Ziel der Forscher ist es, die wechselvolle Überlieferungsgeschichte des Werkes zu dokumentieren und die verschiedenen Versionen synoptisch zusammen mit einer deutschen Übersetzung abzubilden. "Daraus wiederum lassen sich wichtige Folgerungen für die Textgeschichte des Buches Sirach sowie die Theologie und Hermeneutik der einzelnen Versionen erwarten", erklärt Professor Zapff vom Lehrstuhl für Altes Testament. Ihm sowie seinen Kollegen Prof. Dr. Heinz-Josef Fabry (Universität Bonn) und Prof. Dr. Wolfgang Kraus (Universität Saarbrücken, Projektleitung) werden dabei einer Reihe von Fachleuten zu einzelnen Sprachtraditionen zur Seite stehen. Die Wissenschaftler möchten eine so genannte diplomatische Synopse erstellen, bei der verschiedene Textversionen hinsichtlich ihrer Übersetzung in Bezug zueinander gesetzt werden: Ist etwa der syrische Begriff gleichsinnig mit dem hebräischen Begriff und wie ist dies im Deutschen wiederzugeben?0
Das alttestamentliche Sirachbuch ist ein ursprünglich in hebräischer Sprache verfasstes Werk eines jüdischen Weisheitslehrers (Ben Sira). Um das Jahr 138 v. Chr. wurde das Buch von dem Enkel Sirach – vermutlich in Alexandrien - ins Griechische übersetzt. Der Text besteht weitestgehend aus Sentenzen zu verschiedenen Fragen und Problemen des Lebens. Dazu gehört etwa die Frage, ob man einen (hellenistischen) Arzt konsultieren darf, das rechte Verhalten bei einem Weingelage, das Verhalten gegenüber einem Freund, die Warnung vor der fremden (verheirateten) Frau oder die Wahl eines rechten Ratgebers. Daraus wiederum lassen sich Einblicke in die damalige Lebenskultur, insbesondere hinsichtlich des Einfluss hellenistischen Denkens auf die damalige jüdische Gesellschaft gewinnen.
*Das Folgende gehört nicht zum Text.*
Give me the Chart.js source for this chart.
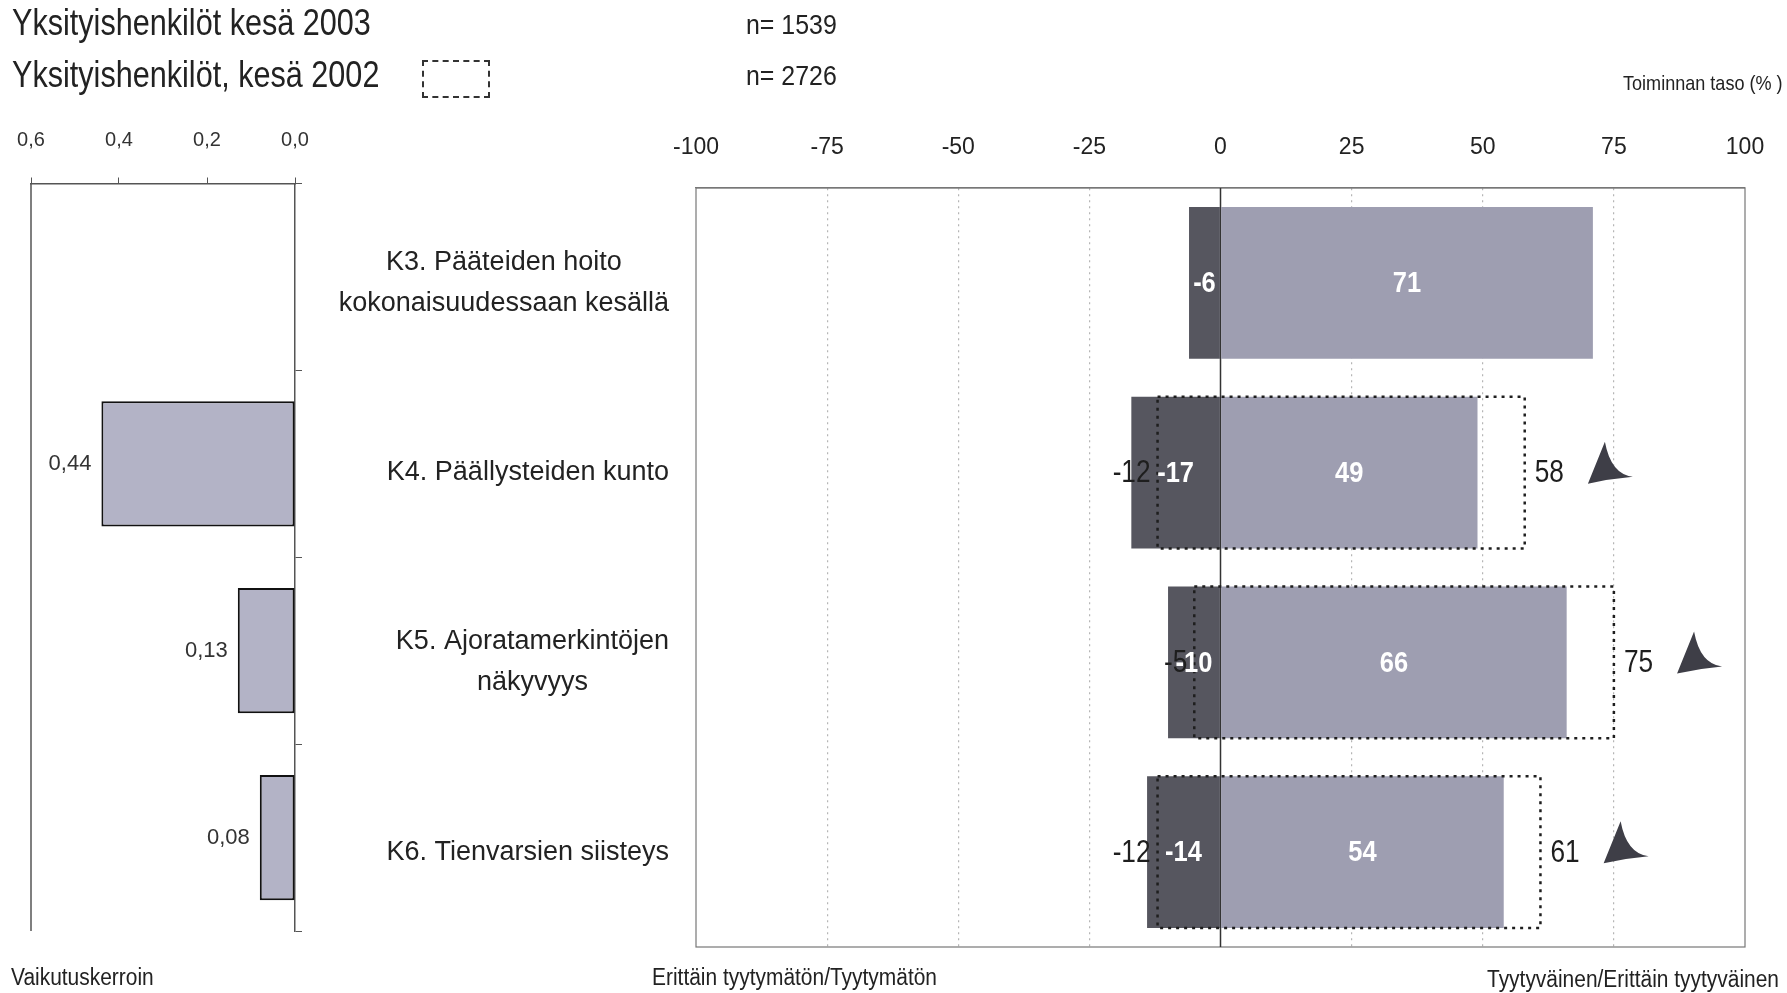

Es finden sich jedoch auch Fragen zur Theodizee, also nach dem Sinn von als gefährlich erfahrenen Schöpfungsphänomenen, wie z.B. Naturkatastrophen und die in Frage gestellte Harmonie der Schöpfung. "Hier macht Sirach Anleihen an stoisches Gedankengut bzw. lässt Analogien zu stoischem Denken erkennen, ohne jedoch Stoiker zu sein", so Zapff. Das Buch Sirach endet mit einem Überblick zu großen Gestalten der jüdischen Geschichte, womit der Autor eine Art Antithese zum hellenistischen Heroenkult schafft.
Auch wenn sich dieses Werk lange Zeit im Judentum hoher Wertschätzung erfreute, wurde es nicht in den Kanon der hebräischen Bibel aufgenommen, jedoch über das griechische Alte Testament Teil der christlichen Kanons. Nachdem die hebräische Fassung des Sirachtextes bereits in der Antike verloren ging, wurde der Sirachtext neben der griechischen Fassung, die verschiedene Rezensionen erfuhr, außerdem in einer syrischen Version aus dem 7. Jh. und einer lateinischen Version bewahrt. Ende des 19. Jahrhunderts wurden dann in der Kairoer Geniza über zwei Drittel des hebräischen Sirachtextes in mittelalterlichen Versionen wiederentdeckt, zu denen sich später noch Textfunde des hebräischen Sirach aus Qumram und Masada gesellten.
Vom 6. bis 8.Oktober 2017 wird an der KU rund um das Projekt eine internationale Tagung stattfinden, die sich sowohl anthropologischen als auch theologischen Aspekten des Sirachbuches widmen wird.